I never tire of exposing the dangerous inanity of “progressive” gun grabbers. Fortunately, they’re not the most daunting debaters. Highlighting their lies and half-truths isn’t difficult—but it’s an endless game of Whack-A-Mole. Again, I’m not complaining. I love my job. I still get almost as much of a thrill uncovering and deconstructing anti-gun agitprop as I do finding a link to Edita Vilkeviciute. Anyway, in today’s installment of Who Wants to Shoot Some Fish in a Barrel, we head over to huffingtonpost.com (where else?) to savor the stupidity on offer by Byron Williams’ Debate over guns focuses on wrong issues . . .
In the aftermath of another senseless shooting spree in Santa Monica last week, the outcry was somewhat subdued. Have we become immune to periodic episodes of violence?
What better time to offer a judicious analysis of the Constitution’s most debated amendment?
The Second Amendment that is housed in the National Archives reads:
“A well regulated Militia, being necessary to the security of a free State, the right of the people to keep and bear Arms, shall not be infringed.”
Whenever people who favor civilian disarmament bring up the Second Amendment you know they’re going to argue about the bit that doesn’t include the word “infringed.” What else could they do? Yeah, OK, he’s going to do that too. But first Williams boldly goes where gun grabbers have gone before: the militia clause.
The part of the Second Amendment debate that seems to fly under the radar is the term “well regulated.” There is no 18th century understanding that differs in the 21st century.
Well regulated meant then as it does now — government has a role in the gun debate. In fact, the original intent was far more intrusive than most gun advocates care to admit today.
Interpreting the Second Amendment’s “well-regulated” clause as meaning anything other than “well-ordered” or “disciplined” requires a complete dedication to historical ignorance. Indeed, one wonders if Mr. Williams has an internet connection. Or a computer. Or access to a library. Or a telephone.
Those who embrace a Jeffersonian/anti-Federalist argument that the militia could conceivably take up arms against the government must also know that debate was settled at Appomattox in 1865.
The right to bear arms in the 18th century was a civic responsibility. There was no standing army. Today, the Department of Defense has no peer globally.
In other words, even if gun rights advocates are right about the Founding Fathers’ belief in an armed populace as a bulwark against government tyranny, you white racist gun- and bible-clinging nut cases lost the Civil War. Get over it.
Surprisingly, pastor (yes pastor) Williams doesn’t have a solid grasp of the definition of a “natural” right. Like all gun grabbers contemplating the clarity of the Second Amendment Williams is forced to deny the timeless principles which the framers sought to protect.
Each generation bears the burden to understand the Constitution through the lens of what was written but also by what it means in their lifetime.

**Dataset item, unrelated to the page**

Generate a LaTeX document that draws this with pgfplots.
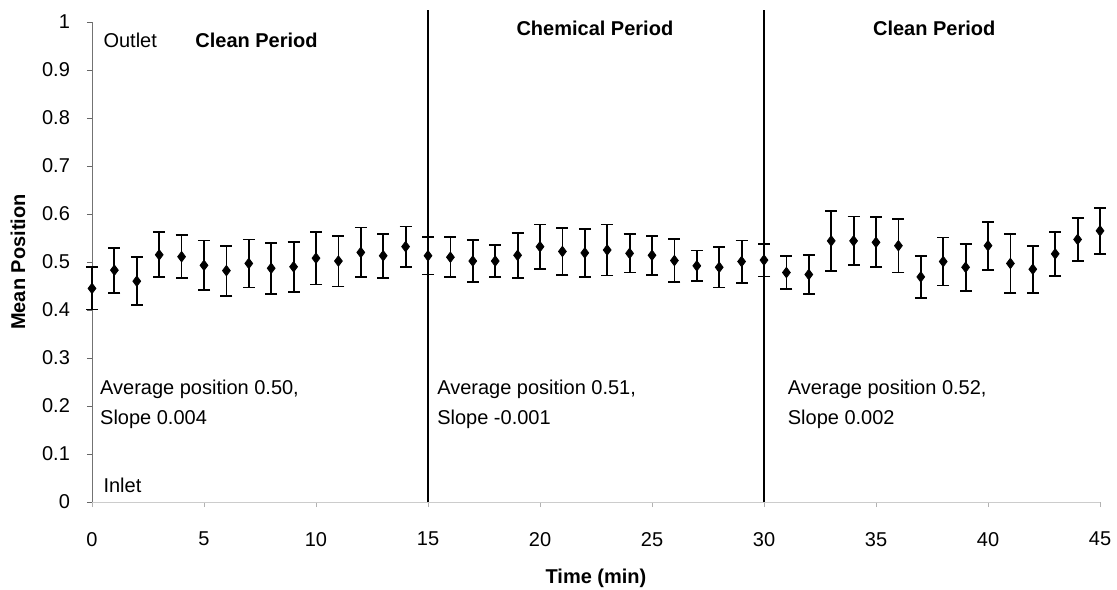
\documentclass[border=0pt]{standalone}
\usepackage{pgfplots}
\pgfplotsset{compat=1.18}
\usepackage{pgfplotstable}
\usepackage{fontspec}
\setmainfont{Liberation Sans}

% minute, mean position, standard error
\pgfplotstableread{
x y e
0 0.445 0.044
1 0.483 0.047
2 0.460 0.050
3 0.515 0.047
4 0.511 0.045
5 0.493 0.052
6 0.482 0.052
7 0.497 0.050
8 0.487 0.053
9 0.490 0.052
10 0.508 0.055
11 0.502 0.053
12 0.520 0.052
13 0.513 0.046
14 0.532 0.042
15 0.513 0.039
16 0.510 0.042
17 0.502 0.044
18 0.502 0.034
19 0.514 0.047
20 0.532 0.046
21 0.522 0.049
22 0.519 0.050
23 0.525 0.053
24 0.518 0.040
25 0.514 0.041
26 0.503 0.045
27 0.492 0.032
28 0.489 0.042
29 0.501 0.044
30 0.504 0.034
31 0.478 0.034
32 0.474 0.041
33 0.544 0.062
34 0.544 0.051
35 0.541 0.052
36 0.534 0.056
37 0.469 0.044
38 0.501 0.050
39 0.489 0.049
40 0.534 0.050
41 0.497 0.062
42 0.485 0.049
43 0.517 0.046
44 0.547 0.045
45 0.565 0.048
}\meanpos

\begin{document}
\begin{tikzpicture}[font=\fontsize{10}{12}\selectfont]
\useasboundingbox (-46pt,-43.5pt) rectangle (512.5pt,251pt);
\begin{axis}[
  at={(0pt,0pt)}, anchor=south west,
  scale only axis,
  width=504pt, height=240pt,
  xmin=0, xmax=45, ymin=0, ymax=1,
  xtick={0,5,...,45},
  ytick={0,0.1,...,1.0},
  yticklabels={0,0.1,0.2,0.3,0.4,0.5,0.6,0.7,0.8,0.9,1},
  axis x line*=bottom, axis y line*=left,
  x axis line style={black!20, line width=0.4pt, -},
  y axis line style={black!55, line width=0.4pt, -},
  tick align=outside,
  major tick length=2.5pt,
  xtick style={black!30},
  ytick style={black!60},
  /pgf/number format/assume math mode=true,
  yticklabel style={xshift=-5pt},
  xticklabel style={yshift=-9pt},
  xlabel={Time (min)}, ylabel={Mean Position},
  xlabel style={font=\fontsize{10}{12}\selectfont\bfseries, at={(axis description cs:0.5,-0.158)}, anchor=center},
  ylabel style={font=\fontsize{10}{12}\selectfont\bfseries, at={(axis description cs:-0.0734,0.5)}, anchor=center},
  clip=false,
]
% period boundaries
\draw[black, line width=0.8pt] (axis cs:15,0) -- (axis cs:15,1.025);
\draw[black, line width=0.8pt] (axis cs:30,0) -- (axis cs:30,1.025);

\addplot[only marks, mark=diamond*, mark size=2.6pt, black,
  error bars/.cd, y dir=both, y explicit,
  error mark=|,
  error bar style={black, line width=0.9pt},
  error mark options={black, line width=0.9pt, mark size=3pt}]
  table[x=x, y=y, y error=e] {\meanpos};

\node[anchor=west] at (axis cs:0.2,0.9625) {Outlet};
\node[anchor=west, font=\fontsize{10}{12}\selectfont\bfseries] at (axis cs:4.3,0.9625) {Clean Period};
\node[font=\fontsize{10}{12}\selectfont\bfseries] at (axis cs:22.45,0.9875) {Chemical Period};
\node[font=\fontsize{10}{12}\selectfont\bfseries] at (axis cs:37.6,0.9875) {Clean Period};

\node[anchor=west, align=left] at (axis cs:0.05,0.235) {Average position 0.50,};
\node[anchor=west, align=left] at (axis cs:0.05,0.173) {Slope 0.004};
\node[anchor=west, align=left] at (axis cs:15.1,0.235) {Average position 0.51,};
\node[anchor=west, align=left] at (axis cs:15.1,0.173) {Slope -0.001};
\node[anchor=west, align=left] at (axis cs:30.75,0.235) {Average position 0.52,};
\node[anchor=west, align=left] at (axis cs:30.75,0.173) {Slope 0.002};
\node[anchor=west] at (axis cs:0.2,0.035) {Inlet};
\end{axis}
\end{tikzpicture}
\end{document}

Relying solely on the intent of a group of individuals who could not possibly comprehend the world of today is shortsighted at best.
Applying the Second Amendment today is neither a civic duty, as it was when it was originally adopted, nor an unfettered individual right.
There is a right to bear arms in this country; that’s undeniable. But with that right comes responsibility and regulation.
Let’s set aside Williams’ contemptible contempt for the men (and women) upon whose shoulders our Constitutional republic stands. And the HuffPo columnist’s contention that the United States Constitution—a document which our elected leaders swear to uphold and defend—is an anachronism.
In the author’s world view, rights come with responsibility. Government-regulated responsibility. The insidiousness of this concept was not unfamiliar to the people who wrote the Constitution. Hence they included the phrase “shall not be infringed.”
Would it be unreasonable to suggest that any government regulation on, say, the right to free speech, is an infringement upon that right? (Note: you can yell fire in a crowded movie house—provided the speech doesn’t cause physical injury. There is no law against it.) Perhaps regulation is infringement per se.
My point is simply this: Williams and his ilk are both willfully ignorant and dangerously deluded. Trying to re-write the rules of the game without Americans’ consent will only take them so far. And no further.